Whether someone is controlling others only to not themselves be controlled, or controlling others for the purpose merely of controlling them is a detailed, case by case thing, an area that I leave up to judgment, although I don't think it's very often a difficult thing to determine --- just ask whose life is effected more by the use of coercion. If what you want to control effects my life more than yours, then you are trying to control me --- if your life more than mine, you are more interested in controlling yourself. Thus for instance if someone is trying to outlaw public displays of affection on the part of queer people because they don't want to see it, they are trying to control queer people, because that effects queer people's lives far more than their own (not having to see something you can easily ignore, versus not being able to express affection toward a loved one).

The key here, ultimately, seems to be whether something is invasive or not, just as Tucker says in his writings --- but that itself seems to boil down to equality of a sort, so, the key to justice remains equality, as Proudhon thought.

Power-Over (Domination)

The next concept is power over, or domination. Power-over is constituted in the ability to get an advantage over someone else --- to get what you want out of some interaction or relationship with much less significant concern for the interests of the others involved. Power over someone or some situation lets you set the terms of a bargain unilaterally, or nearly so, to extract more out of the relationship than the other parties to a relationship get, makes one party more beholden to the interests of the other, and so on. Power-over is usually only possible when coercion is forcing people to interact with the person who wants it, so that they can't simply reject a relation which is inequitable.

One example is, for instance, bosses who have to care very little about the happiness of the employees under them, can ignore employee input, etc, while the employees have to worry a lot about displeasing their boss all the time, because they might lose their job, which is a seriously bad option much of the time.

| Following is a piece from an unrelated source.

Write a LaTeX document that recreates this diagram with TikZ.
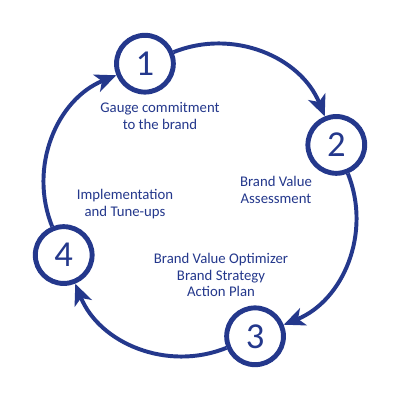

Another example is the classic example of capitalist profit: since capitalists own the means of production and people need to eat, they have extremely unequal bargaining power and so can get much more out of the deal than others.

Power-over is distinct from "mere" power because we all want, and possess, power to one degree or another. This is implicit in all of my previous discussion in this essay already --- we all possess a will to power, and varying degrees of ability to project that power into our lives and the world around us. The more capacity we have to express our will to power, the more self-actualized we are capable of being, and so empowerment itself is neither good nor evil, and when considered in isolation can indeed be a great, beautiful thing.

Power only becomes dangerous to anarchism, a servant of hierarchy, when there is an inequality of power between those who have competing interests in some affair. That is when power over someone is possible: when you exercise your greater power to get what you want in a situation where someone else is effected by what you are doing and has interests contrary to yours, but can't stand against you. Therefore, part of the project of anarchism is to empower everyone equally, so that everyone has power, which means that no one has power over anyone else. There are many ways of doing that --- a cultural commitment to leveling mechanisms that ensure that leadership and authority are at most temporary tools, decentralization of systems and distribution of decision-making power, providing support and mutual aid for people to multiply their power, proper tools for self-defense and security, etc.

This is opposed to the statist solution to power-over, which is to equally disempower everyone, subjecting them all to the same laws, rules, and regulations, so that they are all equally powerless in the face of forces that decide from outside what conditions must be like --- a self-defeating notion because it inherently requires an even greater power-over, which then creates exactly the sort of domination and hierarchy, exactly the sort of power-over, that one sought to avoid in the first place. Thus we go from the occasional thief or burglar to asset forfeiture.

Again the key seems to be equality and balance.

Hierarchy and Authority

And, finally, we arrive at hierarchy: hierarchy is the reification and perpetuation of power and coercion. Hierarchy, and its accompanying authority, takes relationships of power-over and legitimizes them, by constructing some sustaining myth about how they are inevitable, inescapable, good, or necessary. By this means, relations of power which are ultimately arbitrary, created by happenstance or particular contextual or environmental factors, are transformed into things that are preserved and actively perpetuated by both the people that benefit from them and those that are on the losing end of them. Thus we get the divine right of kings, social contract theory, natural law, etc.

Once legitimating myths concerning these relations of power are created, the processes of perpetuation and preservation of these power relations start to turn into patterns, and then these patterns themselves are reified into myths, traditions, norms, and, eventually, laws, further feeding the cycle. After that, the hierarchy is reified (thing-ified) and made into a solid, stable entity both conceptually and materially. The concept of the hierarchy is turned into something separate from the people and actions that actualize it into something with its own force, its own wants, needs, and obligations, while that concept is also given tangible reality which further perpetuates the myth of the concept's independent reality. Thus hierarchies can be understood in terms of the relatively stable patterns of behavior that they engender, distorting the social fabric around themselves, and also the physical, material changes they make to our reality: government buildings, road blocks, fences, ghettos, police cars. All of these things reinforce the hierarchy, make it seem all the more just part of reality itself, all the more inescapable and inevitable, in a feedback loop of self-creation.

At this point, once a relationship of power has been turned into a hierarchy, legitimized, and reified into a set of institutions, where this vicious cycle of self-reinforcement can begin, problems of coordination and collective action become serious. If a system has overwhelming power behind it, so that no single individual could stand completely against it for long, it becomes necessary to coordinate action; the problem is, such action is lethal and also largely pointless on the part of each individual, so each individual needs to be able to guarantee that the others will join in, and this can be difficult because there is an incentive for each individual to defect to save their own hides or even make a deal with the powers-that-be. How to resist this problem and powerful hierarchies themselves is far outside my wheelhouse, however.


This is by no means a complete account. Instead, it is a hasty sketch which grew out of a flash of inspiration while writing another essay. Nevertheless, I think it offers some useful conceptual tools in an accessible package and perhaps has some unique ideas about how to construct a framework through which to understand and critique power and hierarchy. That's all I aim to do, anyway.